What does "a signal for which a trap has been set" mean?
That's a signal for which a handler has been defined (with trap 'handling code' SIG) where the handling code is not empty as that would cause the signal to be ignored.
So signals that have their default disposition are not signals for which a trap has been set.
Some of that quote in your post also applies to signals that have their default disposition, though obviously not the part about running the trap, since no trap have been defined for them.
The manual talks about signal delivery to the shell, not to the commands you run from that shell.
1.
If Bash is waiting for a command to complete and receives a signal for which a trap has been set, the trap will not be executed until the command completes.
(1)
why in my first example, does ctrl-C make the foreground job exit immediately before it can complete
If you run sleep 10 at the prompt of an interactive shell, the shell will put that job in the foreground (through an ioctl() on the tty device that tells the terminal line discipline which process group is the foreground one), so only sleep will get a SIGINT upon ^C and the interactive shell will not, so it's not useful to test that behaviour.
The parent shell, as it's interactive won't receive the SIGINT as its process is not in the foreground process group.
Each command is free to handle signals as they please. sleep doesn't do anything specially with SIGINT, so will get the default disposition (terminate) unless SIGINT was being ignored upon startup.
(2) If you run sleep 10 in a non-interactive shell,
bash -c 'sleep 10; echo "$?"'
Both the noninteractive bash shell and sleep will receive the SIGINT when you press Ctrl-C.
If bash exited straight away, it could leave the sleep command running unattended in background if it happened to ignore or handle the SIGINT signal. So instead,
bash like most other shells, blocks the reception of signals (at least some signals) when waiting for commands.
- Delivery is resumed after the command exits (upon which traps are executed). That also avoids commands in traps to run concurrently with other commands.
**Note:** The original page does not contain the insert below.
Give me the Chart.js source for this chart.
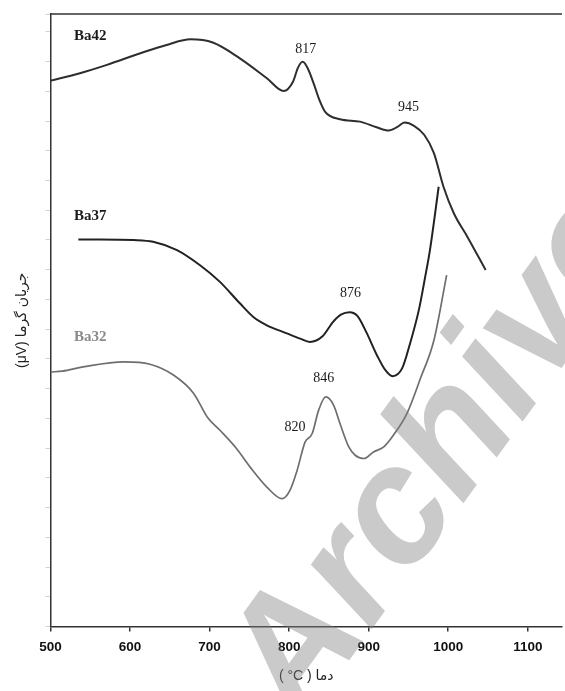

In that example above, sleep will die upon SIGINT, so bash doesn't have long to wait to handle its own SIGINT (here to die as I didn't add a trap on SIGINT).
(3) when you press Ctrl+C while running the noninteractive shell:
bash -c 'sh -c "trap \"\" INT; sleep 3"; echo "$?"'
(with no trap on SIGINT) bash is not killed by the SIGINT. bash, like a few other shells treat SIGINT and SIGQUIT specially. They implement the wait and cooperative exit behaviour described at https://www.cons.org/cracauer/sigint.html (and is known to cause a few annoyances like the scripts calling SIGINT handling commands that can't be interrupted with ^C)
(4) To properly test, you should run a non-interactive bash that has SIGINT trap set and calls a command that doesn't die straight away upon SIGINT like:
bash -c 'trap "echo Ouch" INT; sh -c "trap \"\" INT; sleep 3"'
bash is waiting for sh that has (along with sleep) SIGINT ignored (because of the trap "" INT), so SIGINT won't kill sleep nor sh. bash does not ignore SIGINT, but its handling is defered until sh returns. You see Ouch being displayed, not upon Ctrl+C, but after sleep and sh have terminated normally.
Note that the trap command sets a trap for a signal for the same shell in which it runs. So when the trap command is executed outside the noninteractive shell and in the parent shell,
$ trap "echo You hit control-C!" INT
$ bash -c 'sleep 10; echo "$?"'
^C
$
the noninteractive bash, and sleep commands won't inherit that trap from the parent shell. Signal handlers are lost upon executing a different command (execve() wipes the whole address space of the process including the code of the handler). Upon execve(), signals that had a handler defined revert to the default disposition, those that were ignored remain ignored.
In addition to that, in most shells, traps are also reset in sub-shells.
2.
When Bash is waiting for an asynchronous command via the wait builtin, the reception of a signal for which a trap has been set will cause the wait builtin to return immediately with an exit status greater than 128, immediately after which the trap is executed.
When using wait explicitly, wait is interrupted by any signal that has a trap set (and obviously also those that kill the shell altogether).
That makes it difficult to get the exit status of a command reliably when there are trapped signals:
$ bash -c 'trap "echo Ouch" INT; sh -c "trap \"\" INT; sleep 10" & wait "$!"; echo "$?"'
^COuch
130
In that case, sleep and sh were not killed by the SIGINT (since they ignore it). Still wait returns with a 130 exit status because a signal (SIGINT) was received while it was waiting for sh. You'd need to repeat the wait "$!" until sh really terminates to get sh's exit status.